Eisenhüttenstadt/Potsdam. An der deutschen Grenze zu Polen werden fast täglich größere Gruppen von Menschen entdeckt, die über Belarus und Polen unerlaubt nach Deutschland einreisen. Das Bundesinnenministerium sucht Lösungsansätze.

Auf der neuen Fluchtroute über Belarus und Polen sind nach Angaben der Bundespolizei seit August bereits mehr als 4300 Menschen unerlaubt nach Deutschland eingereist.

Sie stammten vorrangig aus dem Irak sowie aus Syrien, Jemen und dem Iran, erklärte die Bundespolizei der Deutschen Presse-Agentur. Betroffen sind vor allem Brandenburg, Sachsen und Mecklenburg-Vorpommern.

Der belarussische Präsident Alexander Lukaschenko hatte im Mai als Reaktion auf verschärfte Sanktionen der Europäischen Union angekündigt, Migranten nicht mehr an der Weiterreise nach Polen und ins Baltikum zu hindern. Die EU beschuldigt Lukaschenko, Menschen in organisierter Form aus Krisenregionen an die EU-Außengrenze zu bringen. Polen, Lettland und Litauen haben die Grenzsicherung verschärft. Tausende kommen trotzdem durch, teils mit Hilfe von Schleppern.
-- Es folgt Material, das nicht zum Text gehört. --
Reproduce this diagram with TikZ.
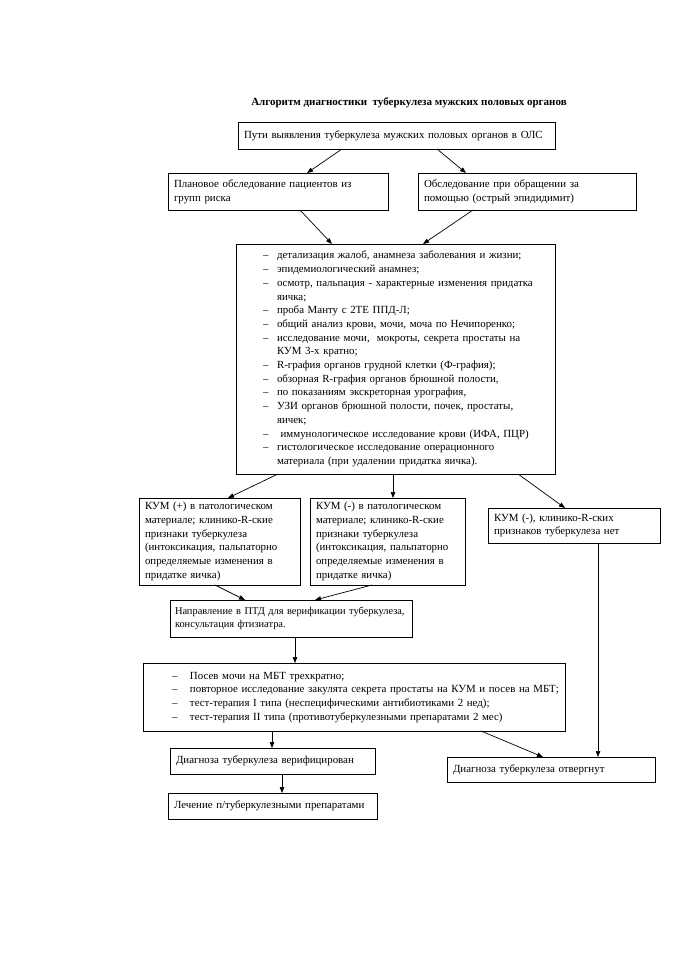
\documentclass[tikz,border=0pt]{standalone}
\usepackage{fontspec}
\setmainfont{Liberation Serif}
\usetikzlibrary{arrows.meta,calc}
\newcommand{\fs}{\fontsize{10.9}{13.7}\selectfont}
\tikzset{
  box/.style={draw, line width=0.9pt, anchor=north west, align=left, inner xsep=6pt, inner ysep=0pt, outer sep=0pt, font=\fs},
  arr/.style={line width=0.7pt, -{Triangle[length=6pt,width=4.5pt]}},
  conn/.style={line width=0.7pt},
  titlestyle/.style={font=\fontsize{11}{13}\selectfont\bfseries, inner sep=0pt},
}
\begin{document}
\begin{tikzpicture}[x=1pt,y=-1pt]
\useasboundingbox (0,0) rectangle (678,960);

\node[titlestyle] (title) at (409,103) {Алгоритм диагностики\ \ туберкулеза мужских половых органов};

\node[box, text width=305pt, minimum height=27pt] (b1) at (238,122) {Пути выявления туберкулеза мужских половых органов в ОЛС};

\node[box, text width=208pt, minimum height=37pt] (b2l) at (168,173) {Плановое обследование пациентов из\\групп риска};
\node[box, text width=206pt, minimum height=37pt] (b2r) at (418,173) {Обследование при обращении за\\помощью (острый эпидидимит)};

\node[box, text width=307pt, minimum height=230pt] (big) at (236,244) {\hspace*{21pt}\begin{tabular}{@{}p{14pt}@{}l@{}}
– & детализация жалоб, анамнеза заболевания и жизни;\\
– & эпидемиологический анамнез;\\
– & осмотр, пальпация - характерные изменения придатка\\
  & яичка;\\
– & проба Манту с 2ТЕ ППД-Л;\\
– & общий анализ крови, мочи, моча по Нечипоренко;\\
– & исследование мочи,\ \ мокроты, секрета простаты на\\
  & КУМ 3-х кратно;\\
– & R-графия органов грудной клетки (Ф-графия);\\
– & обзорная R-графия органов брюшной полости,\\
– & по показаниям экскреторная урография,\\
– & УЗИ органов брюшной полости, почек, простаты,\\
  & яичек;\\
– & \ иммунологическое исследование крови (ИФА, ПЦР)\\
– & гистологическое исследование операционного\\
  & материала (при удалении придатка яичка).
\end{tabular}};

\node[box, text width=149pt, minimum height=87pt] (b3a) at (139,498) {КУМ (+) в патологическом\\материале; клинико-R-ские\\признаки туберкулеза\\(интоксикация, пальпаторно\\определяемые изменения в\\придатке яичка)};
\node[box, text width=143pt, minimum height=87pt] (b3b) at (310,498) {КУМ (-) в патологическом\\материале; клинико-R-ские\\признаки туберкулеза\\(интоксикация, пальпаторно\\определяемые изменения в\\придатке яичка)};
\node[box, text width=160pt, minimum height=35pt] (b3c) at (488,508) {КУМ (-), клинико-R-ских\\признаков туберкулеза нет};

\node[box, inner xsep=5pt, text width=232pt, minimum height=37pt, font=\fontsize{10.4}{13.7}\selectfont] (b4) at (170,600) {Направление в ПТД для верификации туберкулеза,\\консультация фтизиатра.};

\node[box, text width=410pt, minimum height=68pt] (b5) at (143,663) {\hspace*{23pt}\begin{tabular}{@{}p{18pt}@{}l@{}}
– & Посев мочи на МБТ трехкратно;\\
– & повторное исследование закулята секрета простаты на КУМ и посев на МБТ;\\
– & тест-терапия I типа (неспецифическими антибиотиками 2 нед);\\
– & тест-терапия II типа (противотуберкулезными препаратами 2 мес)
\end{tabular}};

\node[box, text width=193pt, minimum height=26pt] (b6) at (170,748) {Диагноза туберкулеза верифицирован};
\node[box, text width=196pt, minimum height=25pt] (b7) at (447,757) {Диагноза туберкулеза отвергнут};
\node[box, text width=197pt, minimum height=26pt] (b8) at (168,793) {Лечение п/туберкулезными препаратами};

% connectors
\draw[arr] ([xshift=104pt]b1.south west) -- ([xshift=139pt]b2l.north west);
\draw[arr] ([xshift=199pt]b1.south west) -- ([xshift=48pt]b2r.north west);
\draw[arr] ([xshift=132pt]b2l.south west) -- ([xshift=96pt]big.north west);
\draw[arr] ([xshift=55pt]b2r.south west) -- ([xshift=187pt]big.north west);
\draw[arr] ([xshift=42pt]big.south west) -- ([xshift=89pt]b3a.north west);
\draw[arr] ([xshift=157pt]big.south west) -- ([xshift=83pt]b3b.north west);
\draw[arr] ([xshift=282pt]big.south west) -- ([xshift=77pt]b3c.north west);
\draw[arr] ([xshift=76pt]b3a.south west) -- ([xshift=75pt]b4.north west);
\draw[arr] ([xshift=62pt]b3b.south west) -- ([xshift=145pt]b4.north west);
\draw[arr] ([xshift=125pt]b4.south west) -- ([xshift=152pt]b5.north west);
\draw[arr] ([xshift=110pt]b3c.south west) -- ([xshift=151pt]b7.north west);
\draw[arr] ([xshift=338pt]b5.south west) -- ([xshift=96pt]b7.north west);
\draw[arr] ([xshift=129pt]b5.south west) -- ([xshift=102pt]b6.north west);
\draw[arr] ([xshift=112pt]b6.south west) -- ([xshift=114pt]b8.north west);
\end{tikzpicture}
\end{document}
Das Bundesinnenministerium erklärte auf Anfrage, man beobachte die Entwicklung sehr aufmerksam. Die Bundespolizei treffe die erforderlichen Maßnahmen, insbesondere im Rahmen der Schleierfahndung. "Derzeit werden weitere Maßnahmen zur Verhinderung der illegalen Migration nach Deutschland mit unseren Partnern im In- und Ausland abgestimmt", sagte Ministeriumssprecher Steve Alter. Noch liefen die Gespräche, deshalb könne die Bundesregierung keine Details bekanntgegeben.

Nach Angaben aus Sicherheitskreisen kommen die meisten der Flüchtlinge und Migranten über den Flughafen Moskau nach Belarus. Weitere wichtige Abflughäfen sind demnach Dubai und Beirut. Einige Menschen kämen auch aus Istanbul, Amman und Damaskus, hieß es. Schätzungen zufolge landen täglich rund 500 Menschen in Minsk und auf kleineren Flughäfen in Belarus - Tendenz steigend. Die vorwiegend aus arabischen Staaten und Afghanistan stammenden Menschen würden meist innerhalb von ein bis zwei Tagen mit Bussen in die Nähe der polnischen Grenze gebracht.

Laut Zahlen der Bundespolizei wurden von Januar bis Juli 2021 nur 26 Personen mit Bezug auf die Belarus-Route registriert. Im August seien es hingegen 474 und im September bereits 1914 Personen gewesen. In diesem Monat wurde diese Zahl schon jetzt übertroffen: Mit Stand 11. Oktober stellten Bundespolizisten 1934 Menschen fest, die unerlaubt über Belarus und Polen nach Deutschland eingereist waren.

Vor allem in Brandenburg füllen sich die Asylzentren. Derzeit beherberge man 2600 Menschen an diversen Standorten, sagte Olaf Jansen, Leiter der Zentralen Ausländerbehörde in Eisenhüttenstadt. Die übliche Kapazität von 3500 Plätzen sei mittels beheizter Zelte kurzfristig auf 4600 aufgestockt worden. Wahrscheinlich werde man auf 5000 Plätze hochgehen. Überfüllt seien die Einrichtungen aber nicht. "Es ist keine dramatische Lage, aber es ist eine harte Situation", sagte Jansen.

Der polnische Innenminister Mariusz Kaminski kündigte an, die Grenze zu Belarus dauerhaft zu befestigen, und zwar mit einer "soliden, hohen Barriere, die mit einem Überwachungssystem und Bewegungsmeldern" ausgerüstet werde. Das 366 Millionen Euro teure Projekt muss noch vom polnischen Parlament gebilligt werden.

Polen hat bereits Ende August mit dem Bau eines provisorischen Zauns entlang der Grenze zu Belarus begonnen. Dabei handelt es sich um einen Stacheldrahtverhau von etwa 2,50 Metern Höhe, der von Soldaten der polnischen Armee errichtet wird.